The Nexus Player borrows voice search capabilities from Amazon’s Fire TV and offers a standalone video game controller for separate purchase, powering a fledgling ecosystem of Android-based console games. Coupled with playhead synchronization features to allow viewers to pick up where they left off on any of their connected Android devices, the Nexus Player occupies a desperately needed middle ground to pull Google’s media offerings closer together.

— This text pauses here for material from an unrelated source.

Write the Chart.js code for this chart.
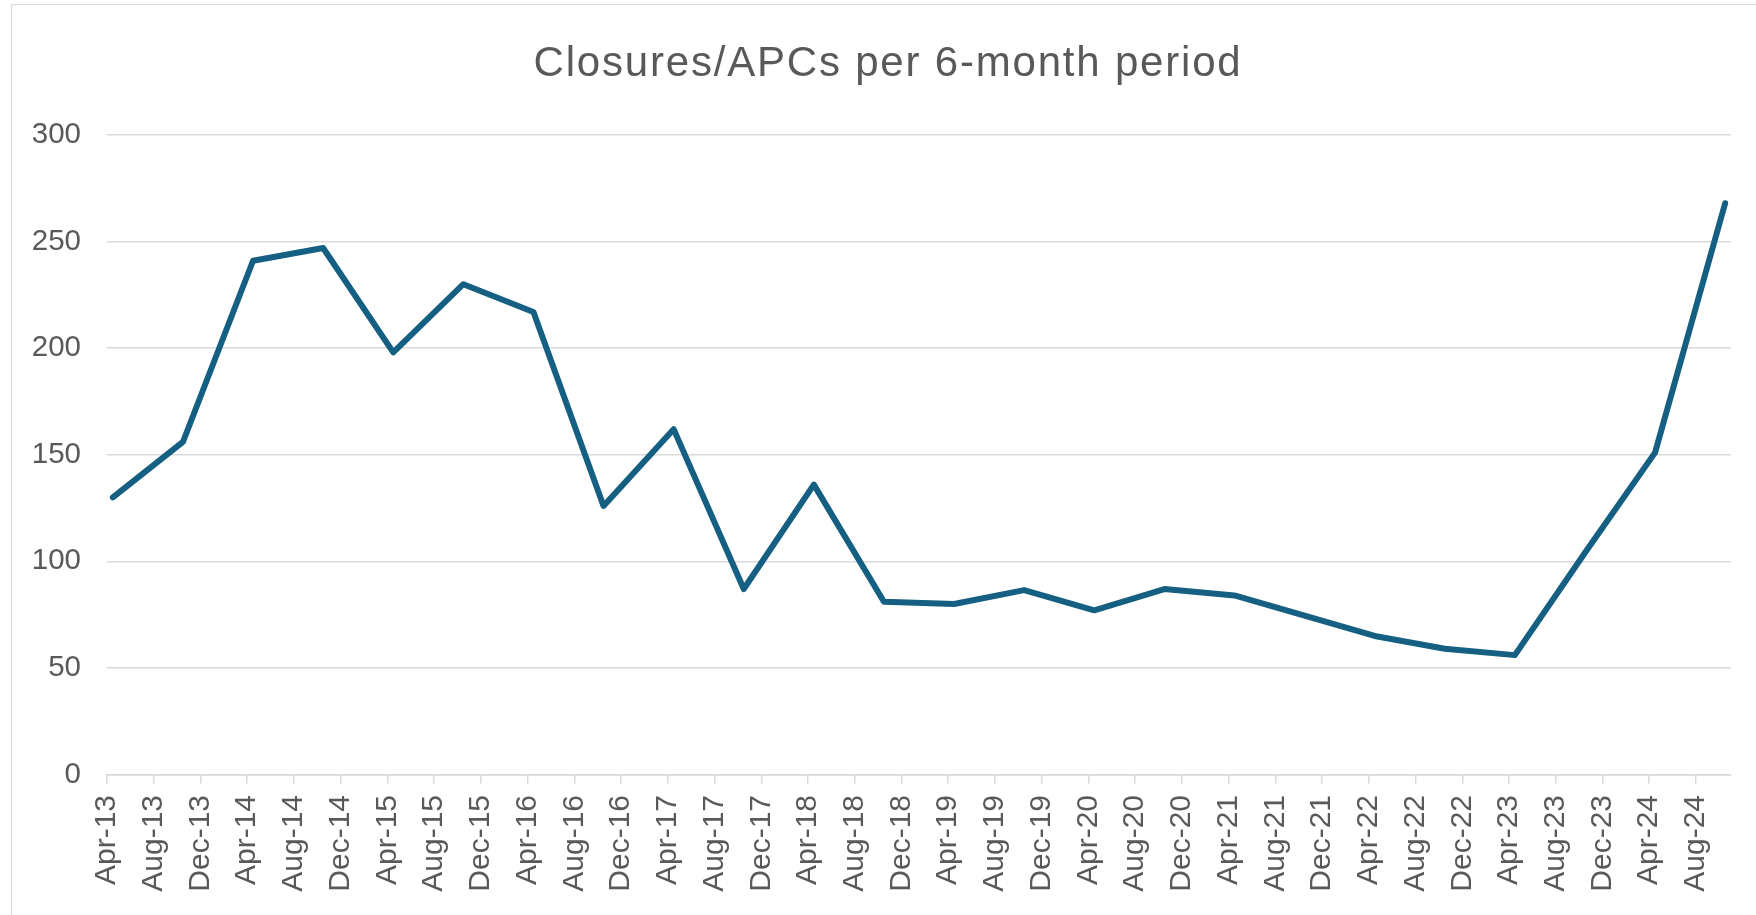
<!DOCTYPE html>
<html>
<head>
<meta charset="utf-8">
<title>Closures/APCs per 6-month period</title>
<script src="https://cdn.jsdelivr.net/npm/chart.js@4.4.1/dist/chart.umd.min.js"></script>
<style>
  html, body { margin: 0; padding: 0; background: #fff; overflow: hidden; }
  #frame {
    position: absolute; left: 11px; top: 4px; width: 1800px; height: 1000px;
    border: 1.5px solid #d9d9d9; box-sizing: border-box;
  }
  #chart { position: absolute; left: 0; top: 0; }
</style>
</head>
<body>
<div id="frame"></div>
<canvas id="chart" width="1776" height="915"></canvas>
<script>
// one value per 6-month period
const periods = [
  'Apr-13', 'Oct-13', 'Apr-14', 'Oct-14', 'Apr-15', 'Oct-15',
  'Apr-16', 'Oct-16', 'Apr-17', 'Oct-17', 'Apr-18', 'Oct-18',
  'Apr-19', 'Oct-19', 'Apr-20', 'Oct-20', 'Apr-21', 'Oct-21',
  'Apr-22', 'Oct-22', 'Apr-23', 'Oct-23', 'Apr-24', 'Oct-24'
];
const closures = [
  130, 156, 241, 247, 198, 230,
  217, 126, 162, 87, 136, 81,
  80, 86.5, 77, 87, 84, 74.5,
  65, 59, 56, 104, 151, 268
];
const axisStart = 'Apr-13';
const axisEnd = 'Nov-24';      // axis runs to the end of Oct-24
const tickEveryMonths = 4;
const yTicks = [0, 50, 100, 150, 200, 250, 300];

const monthNames = ['Jan', 'Feb', 'Mar', 'Apr', 'May', 'Jun', 'Jul', 'Aug', 'Sep', 'Oct', 'Nov', 'Dec'];

function monthIndex(label) {
  const [mon, yy] = label.split('-');
  return (2000 + Number(yy)) * 12 + monthNames.indexOf(mon);
}
const start = monthIndex(axisStart);

function monthsSinceStart(label) {
  return monthIndex(label) - start;
}

function labelFor(offset) {
  const m = start + offset;
  const year = Math.floor(m / 12) % 100;
  return monthNames[m % 12] + '-' + String(year).padStart(2, '0');
}

// Excel puts each point in the middle of its month
const points = periods.map((p, i) => ({ x: monthsSinceStart(p) + 0.5, y: closures[i] }));

const textColor = '#595959';
const gridColor = '#d9d9d9';

// title is centred on the whole chart box, not on the padded area, and is drawn a little looser
const titleTweak = {
  id: 'titleTweak',
  afterInit(chart) {
    const block = chart.titleBlock;
    if (!block) return;
    const drawTitle = block.draw.bind(block);
    block.draw = function(area) {
      const ctx = this.ctx;
      ctx.save();
      ctx.translate(22.5, 0);
      ctx.letterSpacing = '1.8px';
      drawTitle(area);
      ctx.restore();
    };
  }
};

new Chart(document.getElementById('chart'), {
  type: 'line',
  data: {
    datasets: [{
      label: 'Closures/APCs',
      data: points,
      borderColor: '#156082',
      backgroundColor: '#156082',
      borderWidth: 6,
      pointRadius: 0,
      tension: 0,
      borderJoinStyle: 'round',
      borderCapStyle: 'round'
    }]
  },
  options: {
    responsive: false,
    animation: false,
    devicePixelRatio: 1,
    layout: { padding: { left: 0, right: 45, top: 0, bottom: 0 } },
    plugins: {
      legend: { display: false },
      tooltip: { enabled: false },
      title: {
        display: true,
        text: 'Closures/APCs per 6-month period',
        color: textColor,
        font: { family: 'Liberation Sans', size: 42, weight: 'normal', lineHeight: 1.2 },
        padding: { top: 39, bottom: 45.6 }
      }
    },
    scales: {
      x: {
        type: 'linear',
        min: 0,
        max: monthsSinceStart(axisEnd),
        afterFit(scale) { scale.height = 140.5; },
        grid: {
          drawOnChartArea: false,
          drawTicks: true,
          tickLength: 9,
          color: gridColor,
          lineWidth: 1.5
        },
        border: { display: true, color: gridColor, width: 1.5 },
        ticks: {
          stepSize: tickEveryMonths,
          includeBounds: false,
          autoSkip: false,
          minRotation: 90,
          maxRotation: 90,
          padding: 11.5,
          color: textColor,
          font: { family: 'Liberation Sans', size: 30 },
          callback: (v) => labelFor(v)
        }
      },
      y: {
        min: yTicks[0],
        max: yTicks[yTicks.length - 1],
        afterFit(scale) { scale.width = 107; },
        grid: { color: gridColor, lineWidth: 1.5, drawTicks: false },
        border: { display: false },
        ticks: {
          stepSize: yTicks[1] - yTicks[0],
          padding: 26,
          color: textColor,
          font: { family: 'Liberation Sans', size: 29.5 }
        }
      }
    }
  },
  plugins: [titleTweak]
});
</script>
</body>
</html>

There’s no telling whether Nexus Player will see the widespread success of Chromecast or follow in the footsteps of its Google TV predecessors, but the new iteration fills a blind spot for Google Play’s up-and-coming media empire. As viewers’ expectations of streaming products and content availability continue to evolve, Nexus Player’s inclusion of quick voice search features and Android integrations could place it ahead of the pack. An interesting strategic decision means Google Cast works across mobile platforms, preventing the kind of OS lock-in that AirPlay brings to iOS. This means that any smartphone user, Android and iOS alike, could pick up a Nexus Player and begin exploring—now it’s up to Google Play to make them want to.